Domestic

Feedgrain focus: Strong up-country bids point to east’s shortfall

Henry Wells November 16, 2018

TRADERS are bidding up big at South Australian sites on the national rail network to secure grain for end-users in inland New South Wales, where the drought-reduced harvest is tearing south at a rapid rate.

A train at Crystal Brook pulls out of the Grainflow site at Crystal Brook in June. More trains like this are expected through 2019 to help fill the shortfall in eastern states’ production. (Photo: AWB)

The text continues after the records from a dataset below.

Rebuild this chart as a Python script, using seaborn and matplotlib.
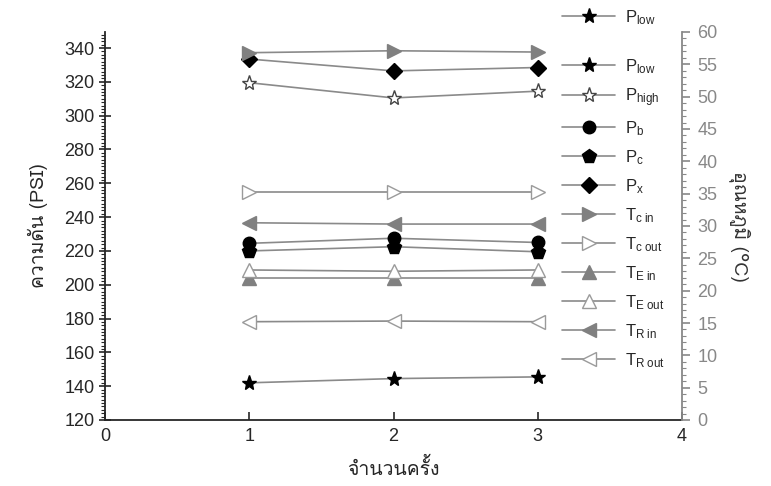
import matplotlib
matplotlib.use("Agg")
import matplotlib.pyplot as plt
import seaborn as sns
import numpy as np
from matplotlib.lines import Line2D
from matplotlib.ticker import MultipleLocator
from matplotlib import font_manager as fm
from matplotlib.ft2font import FT2Font

# ---------------- data ----------------
runs = [1, 2, 3]
p_low = [142, 144.5, 145.5]
p_high = [319.5, 310.5, 314.5]
p_b = [224.5, 227.5, 225]
p_c = [220, 222.5, 219.5]
p_x = [333.5, 326.5, 328.5]
tc_in = [56.8, 57.1, 56.9]
tc_out = [35.2, 35.2, 35.2]
te_in = [21.9, 21.9, 21.9]
te_out = [23.2, 23.0, 23.2]
tr_in = [30.5, 30.3, 30.3]
tr_out = [15.2, 15.3, 15.2]

x_ticks = [0, 1, 2, 3, 4]
left_ticks = list(range(120, 341, 20))
right_ticks = list(range(0, 61, 5))

x_label = "จำนวนครั้ง"
y_label = "ความดัน (PSI)"
y2_label = "อุณหภูมิ (°C)"

# ---------------- fonts ----------------
thai_font = None
for f in fm.fontManager.ttflist:
    try:
        if ord("ก") in FT2Font(f.fname).get_charmap():
            thai_font = f.name
            break
    except Exception:
        pass

sns.set_style("ticks")
plt.rcParams["font.family"] = ["Liberation Sans", "DejaVu Sans"]
plt.rcParams["mathtext.fontset"] = "custom"
plt.rcParams["mathtext.rm"] = "Liberation Sans"
plt.rcParams["mathtext.it"] = "Liberation Sans"
label_family = ([thai_font] if thai_font else []) + ["Liberation Sans", "DejaVu Sans"]

fig = plt.figure(figsize=(7.71, 4.86), dpi=100)
ax = fig.add_axes([105 / 771, 1 - 420 / 486, (682 - 105) / 771, (420 - 32) / 486])
ax2 = ax.twinx()

LINE = "#8a8a8a"
GFILL = "#808080"
GEDGE = "#9a9a9a"

def draw(axis, y, label, marker, face, edge, ms=8):
    sns.lineplot(x=runs, y=y, ax=axis, color=LINE, lw=1.2, marker=marker,
                 markersize=ms, markerfacecolor=face, markeredgecolor=edge,
                 markeredgewidth=1.0, label=label, legend=False)
    return Line2D([], [], color=LINE, lw=1.2, marker=marker, markersize=ms,
                  markerfacecolor=face, markeredgecolor=edge, markeredgewidth=1.0)

handles, labels = [], []
series = [
    (ax, p_low, r"$\mathregular{P_{low}}$", "*", "black", "black", 11),
    (ax, p_high, r"$\mathregular{P_{high}}$", "*", "white", "#444444", 11),
    (ax, p_b, r"$\mathregular{P_{b}}$", "o", "black", "black", 9),
    (ax, p_c, r"$\mathregular{P_{c}}$", "p", "black", "black", 10),
    (ax, p_x, r"$\mathregular{P_{x}}$", "D", "black", "black", 8),
    (ax2, tc_in, r"$\mathregular{T_{c\ in}}$", ">", GFILL, GFILL, 10),
    (ax2, tc_out, r"$\mathregular{T_{c\ out}}$", ">", "white", GEDGE, 10),
    (ax2, te_in, r"$\mathregular{T_{E\ in}}$", "^", GFILL, GFILL, 10),
    (ax2, te_out, r"$\mathregular{T_{E\ out}}$", "^", "white", GEDGE, 10),
    (ax2, tr_in, r"$\mathregular{T_{R\ in}}$", "<", GFILL, GFILL, 10),
    (ax2, tr_out, r"$\mathregular{T_{R\ out}}$", "<", "white", GEDGE, 10),
]
for axis, y, lab, m, fc, ec, ms in series:
    handles.append(draw(axis, y, lab, m, fc, ec, ms))
    labels.append(lab)

# axes limits & ticks
ax.set_xlim(0, 4)
ax.set_xticks(x_ticks)
ax.set_xticklabels([str(t) for t in x_ticks])
ax.set_ylim(120, 349.5)
ax.set_yticks(left_ticks)
ax.yaxis.set_minor_locator(MultipleLocator(2))
ax2.set_ylim(0, 60)
ax2.set_yticks(right_ticks)
ax2.yaxis.set_minor_locator(MultipleLocator(1))

ax.tick_params(axis="x", direction="in", length=6, width=1.2, labelsize=13, pad=6)
ax.tick_params(axis="y", which="major", direction="inout", length=8, width=1.2, labelsize=13)
ax.tick_params(axis="y", which="minor", direction="out", length=3, width=0.8)
ax2.tick_params(axis="y", which="major", direction="out", length=6, width=1.2,
                labelsize=13, colors="#888888", pad=5)
ax2.tick_params(axis="y", which="minor", direction="out", length=3, width=0.8,
                colors="#888888")

for s in ["top"]:
    ax.spines[s].set_visible(False)
    ax2.spines[s].set_visible(False)
ax2.spines["left"].set_visible(False)
ax2.spines["bottom"].set_visible(False)
ax.spines["right"].set_visible(False)
ax.spines["left"].set_linewidth(1.3)
ax.spines["bottom"].set_linewidth(1.3)
ax2.spines["right"].set_color("#888888")
ax2.spines["right"].set_linewidth(1.3)

ax.set_xlabel(x_label, fontsize=14, family=label_family, labelpad=9)
ax.set_ylabel(y_label, fontsize=14, family=label_family, labelpad=12)
ax2.set_ylabel(y2_label, fontsize=14, family=label_family, rotation=270,
               labelpad=24, color="#333333")

# legends
fig.legend(handles, labels, loc="upper left", bbox_to_anchor=(562 / 771, 1 - 57 / 486),
           frameon=False, fontsize=12, handlelength=3.2, handletextpad=0.6,
           labelspacing=0.62, borderpad=0, borderaxespad=0)
fig.legend([handles[0]], [labels[0]], loc="upper left",
           bbox_to_anchor=(562 / 771, 1 - 8 / 486), frameon=False, fontsize=12,
           handlelength=3.2, handletextpad=0.6, borderpad=0, borderaxespad=0)

fig.savefig("out.png", dpi=100)
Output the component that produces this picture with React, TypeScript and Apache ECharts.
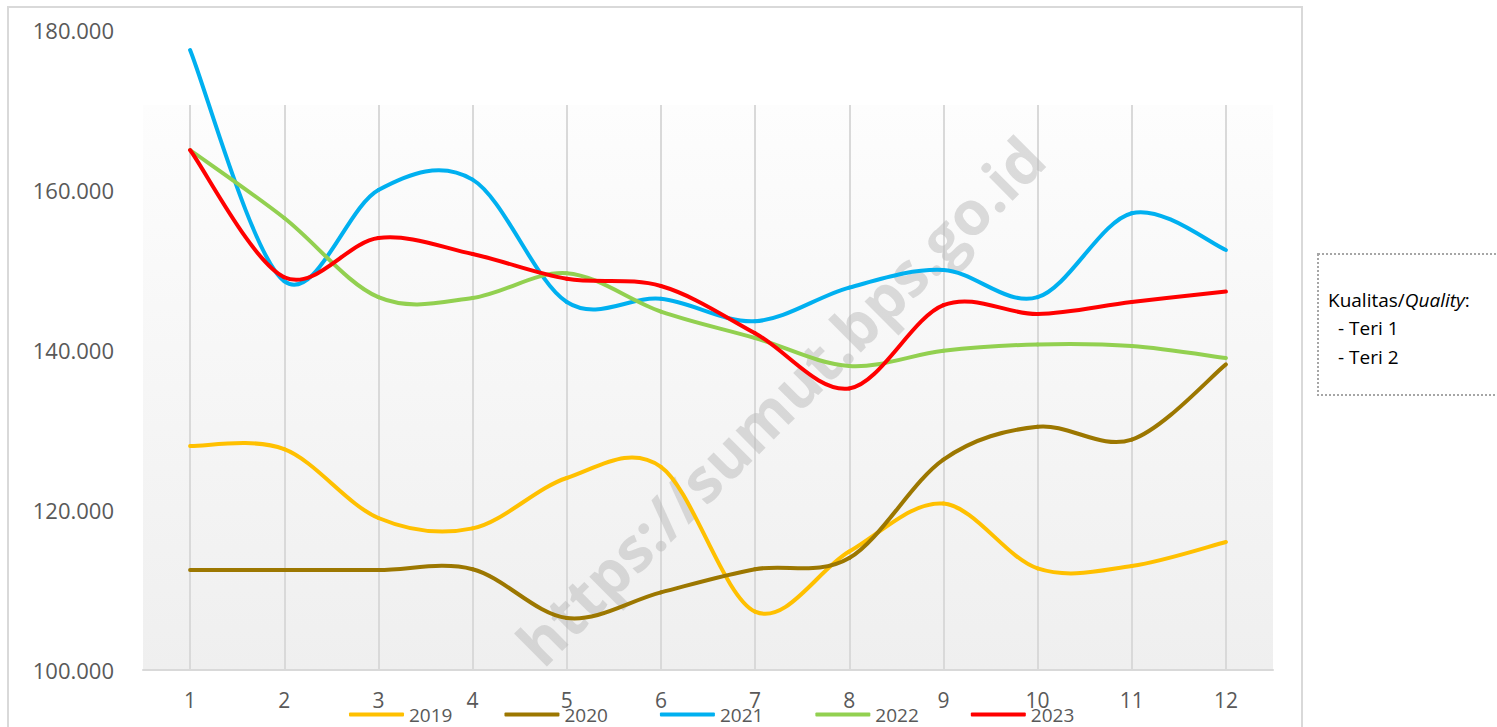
import React, { useEffect, useRef } from 'react';
import * as echarts from 'echarts';

const months = ['1', '2', '3', '4', '5', '6', '7', '8', '9', '10', '11', '12'];
const years = ['2019', '2020', '2021', '2022', '2023'];
const v2019 = [128000, 127600, 119000, 117700, 124000, 125400, 107300, 114800, 120800, 112700, 113000, 116000];
const v2020 = [112500, 112500, 112500, 112600, 106500, 109700, 112600, 114000, 126300, 130400, 128800, 138200];
const v2021 = [177500, 148600, 160000, 161300, 146000, 146400, 143600, 147800, 150000, 146600, 157100, 152500];
const v2022 = [165000, 156500, 146600, 146500, 149600, 144800, 141500, 138000, 139900, 140700, 140500, 139000];
const v2023 = [165000, 149100, 154000, 152000, 148900, 148000, 142100, 135200, 145600, 144500, 146000, 147300];
const seriesValues = [v2019, v2020, v2021, v2022, v2023];
const colors = ['#FFC000', '#9C7700', '#00B0F0', '#92D050', '#FF0000'];
const yMin = 100000;
const yMax = 180000;
const yStep = 20000;
const noteTitle = ['Kualitas/', 'Quality', ':'];
const noteLines = ['- Teri 1', '- Teri 2'];
const watermark = 'https://sumut.bps.go.id';

const fmt = (v: number) => `${Math.floor(v / 1000)}.${String(Math.round(v % 1000)).padStart(3, '0')}`;

function makeRenderItem(values: number[], color: string) {
  return (params: any, api: any) => {
    const i = params.dataIndex;
    const n = values.length;
    if (i >= n - 1) return null;
    const pt = (k: number) => api.coord([Math.max(0, Math.min(n - 1, k)), values[Math.max(0, Math.min(n - 1, k))]]);
    const p0 = pt(i - 1);
    const p1 = pt(i);
    const p2 = pt(i + 1);
    const p3 = pt(i + 2);
    return {
      type: 'bezierCurve',
      shape: {
        x1: p1[0], y1: p1[1],
        cpx1: p1[0] + (p2[0] - p0[0]) / 6, cpy1: p1[1] + (p2[1] - p0[1]) / 6,
        cpx2: p2[0] - (p3[0] - p1[0]) / 6, cpy2: p2[1] - (p3[1] - p1[1]) / 6,
        x2: p2[0], y2: p2[1],
      },
      style: { stroke: color, lineWidth: 4, fill: 'none', lineCap: 'round' },
    };
  };
}

export default function App() {
  const ref = useRef<HTMLDivElement>(null);
  useEffect(() => {
    if (!ref.current) return;
    const chart = echarts.init(ref.current, undefined, { renderer: 'svg' });
    const font = 'Open Sans';
    const option: any = {
      animation: false,
      textStyle: { fontFamily: font },
      grid: [
        {
          left: 143, right: 224, top: 105, bottom: 57, show: true, borderWidth: 0,
          backgroundColor: new echarts.graphic.LinearGradient(0, 0, 0, 1, [
            { offset: 0, color: '#fdfdfd' },
            { offset: 1, color: '#efefef' },
          ]),
        },
        { left: 143, right: 224, top: 30, bottom: 57 },
      ],
      xAxis: [
        {
          gridIndex: 0, type: 'category', data: months, boundaryGap: true,
          axisLabel: { show: false }, axisTick: { show: false }, axisLine: { show: false },
          splitLine: { show: true, alignWithLabel: true, lineStyle: { color: '#d9d9d9', width: 2 } },
        },
        {
          gridIndex: 1, type: 'category', data: months, boundaryGap: true,
          axisLine: { lineStyle: { color: '#d9d9d9', width: 2 } },
          axisTick: { show: false },
          axisLabel: { color: '#595959', fontSize: 21, margin: 19, fontFamily: font },
          splitLine: { show: false },
        },
      ],
      yAxis: [
        { gridIndex: 0, type: 'value', min: 0, max: 1, show: false },
        {
          gridIndex: 1, type: 'value', min: yMin, max: yMax, interval: yStep,
          axisLine: { show: false }, axisTick: { show: false }, splitLine: { show: false },
          axisLabel: { color: '#595959', fontSize: 22, margin: 29, fontFamily: font, formatter: fmt },
        },
      ],
      legend: {
        data: years, left: 344, top: 700, itemWidth: 55, itemHeight: 4, itemGap: 52,
        icon: 'roundRect',
        textStyle: { color: '#595959', fontSize: 19, fontFamily: font },
      },
      graphic: [
        {
          type: 'rect', silent: true, z: 0,
          shape: { x: 8, y: 7, width: 1294, height: 740 },
          style: { fill: 'none', stroke: '#d9d9d9', lineWidth: 2 },
        },
        {
          type: 'text', silent: true, z: 1,
          x: 780, y: 400, rotation: Math.PI / 4,
          style: {
            text: watermark, font: `bold 61px "${font}"`, fill: 'rgba(185,185,185,0.5)',
            align: 'center', verticalAlign: 'middle',
          },
        },
        {
          type: 'rect', silent: true,
          shape: { x: 1318, y: 254, width: 200, height: 141 },
          style: { fill: 'none', stroke: '#a6a6a6', lineWidth: 2, lineDash: [2, 2] },
        },
        {
          type: 'text', silent: true, x: 1328, y: 300,
          style: {
            text: `{a|${noteTitle[0]}}{b|${noteTitle[1]}}{a|${noteTitle[2]}}`,
            verticalAlign: 'middle',
            rich: {
              a: { fontSize: 19, fontFamily: font, fill: '#000' },
              b: { fontSize: 19, fontFamily: font, fill: '#000', fontStyle: 'italic' },
            },
          },
        },
        ...noteLines.map((t, i) => ({
          type: 'text', silent: true, x: 1338, y: 328 + i * 29,
          style: { text: t, font: `19px "${font}"`, fill: '#000', verticalAlign: 'middle' },
        })),
      ],
      series: years.map((y, i) => ({
        name: y, type: 'custom', xAxisIndex: 1, yAxisIndex: 1,
        data: seriesValues[i].map((v, k) => [k, v]),
        encode: { x: 0, y: 1 },
        renderItem: makeRenderItem(seriesValues[i], colors[i]),
        clip: false, z: 3,
        itemStyle: { color: colors[i] },
      })),
    };
    chart.setOption(option);
    return () => chart.dispose();
  }, []);
  return <div ref={ref} style={{ position: 'absolute', left: 0, top: 0, width: 1497, height: 727 }} />;
}
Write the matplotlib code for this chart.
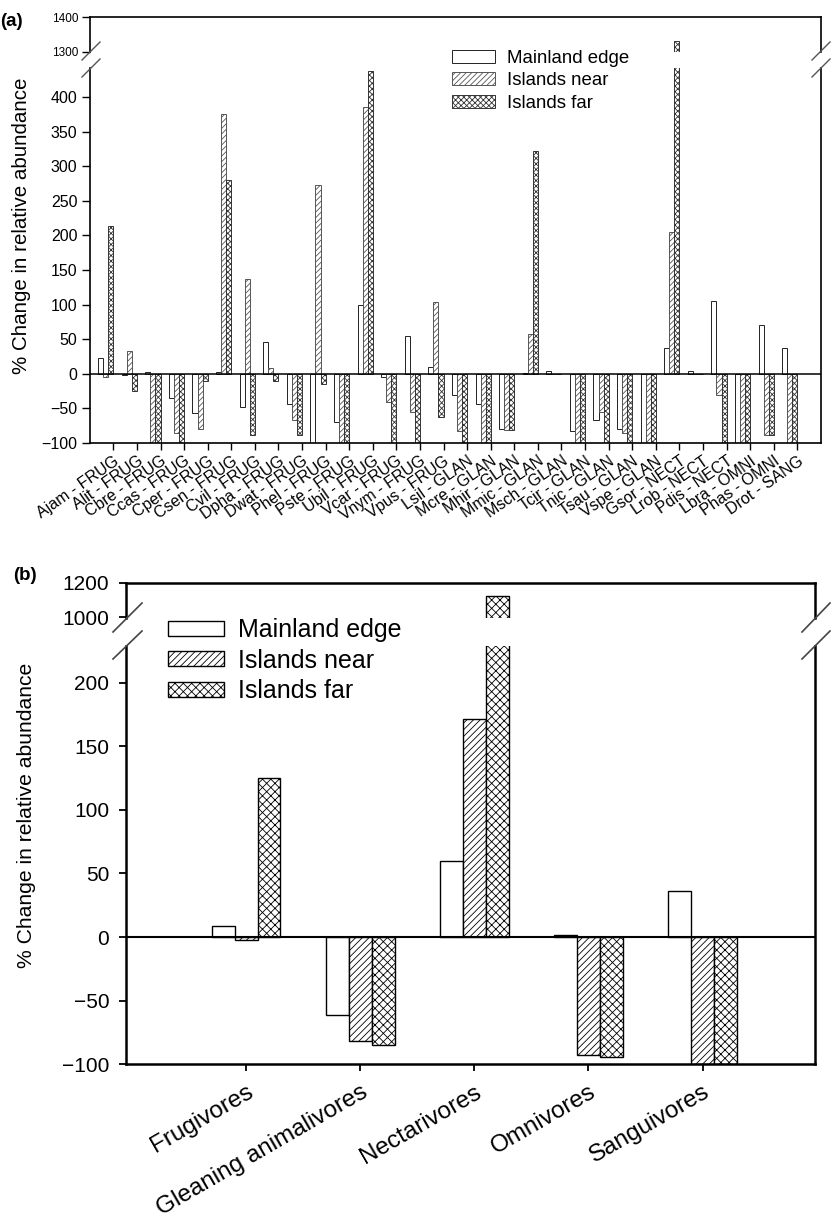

What it shows is that drought remains the major influence over grain prices in Australia, as nuanced yesterday by GrainCorp managing director and CEO, Mark Palmquist, who said Victorian ports might join NSW and Queensland in receiving transhipped grain from Western Australia and South Australia.

RainAg cotton and grain market manager, Ian Grellman, said port prices this year should be relatively the lowest, whereas country NSW prices were at relative premiums.

“Compared with last year, when plenty of southern NSW grain from the 2017 harvest was trucked to the Darling Downs, this year it will all stay local,” Mr Grellman said.

Barley bids have fallen $25 per tonne at SA ports in the past fortnight. Grain marketing team leader with South Australian-based Rural Directions, Chris Heinjus, said barley trading has been on the boil as harvest races across the state.

“The impact of the ability to execute rail has turned South Australia this year into an up-country NSW market, not a port market.”

SA hotspots

After months of universally expensive and relatively stable prices, harvest has been the catalyst for big shifts in spreads, which have brought the market to life.

Daily price moves of $5/t have become commonplace on consecutive days, compared with “normal” market daily price movements which might be 50 cents or $1/t.

“The Outer Harbour barley bid price in the first half of November went from $343/t to $318/t, mostly in moves of around $5/t per day.

“Port Lincoln over the same period went from $326/t back to $305/t.”

Bids at sites as far west as Kimba on the Upper Eyre Peninsula have reflected the willingness of the trade to buy grain, store it for later outturn, then road freight to a mainline railhead to be loaded onto a train bound for the eastern states.  Up-country sites have maintained strength, relative to port values, throughout the SA harvest.

Crystal Brook, Gladstone and Snowtown numbers are indicating the importance of site-based pricing in SA this harvest for grain which will service the interior of NSW on rail through 2019.

Spreads shift

In barley, the malt-feed spread has widened to $60/t which would indicate the strong desire of the malt trade to secure tonnage now the crop is in.

“Crops which have made it through to harvest in the eastern states have shown themselves to be of generally very good quality.

“While harvest is going through at a very rapid rate, the good news is that barley yields are on expectation, possibly a little higher, and quality, at this stage, is certainly better than expected,” Mr Heinjus said.

The wheat/barley spread had extended to around $70/t and Mr Heinjus said traders expected that spread to narrow in coming weeks as the trade sorted out its positions.

“Either wheat is overvalued relative to barley, or barley is undervalued relative to wheat.”

Western movements

In WA, Ten Tigers consultant, Chris Tonkin, said WA was not seeing a significant drop in barley prices.

F1 and ASW1 had been at parity earlier in the year, and for a while, feed barley prices had approached APW1 levels.

“Feed barley values are currently about $18/t below ASW1 in Kwinana, and with a relatively low rate of malting segregation, buyers are still keeping the malt to feed differential around $50/t,” Mr Tonkin said.

Lachstock Consulting has this week suggested the rise occurred because harvest pressure pushed WA barley values down to a level low enough to entice demand from the latest Saudi Arabian Government tender.

Cottonseed eases

Cottonseed ex-gin MIA has been available at about $470-$475/t November while the structure of the market in northern NSW and southern Queensland continued to reflect slower domestic demand and adequate current crop supply.

Mr Grellman and Woodside Commodities broker, Hamish Steele-Park, said the new-crop 2019/20 price was still well above export parity.

“I’d say it’s $100/t away,” Mr Steele-Park said.

Traders said Cargill’s withdrawal from the cottonseed crush market in the wake of its Narrabri plant closure had taken the heat out of the new-crop cottonseed market, which had dropped from more than $400/t to around $350/t ex gin.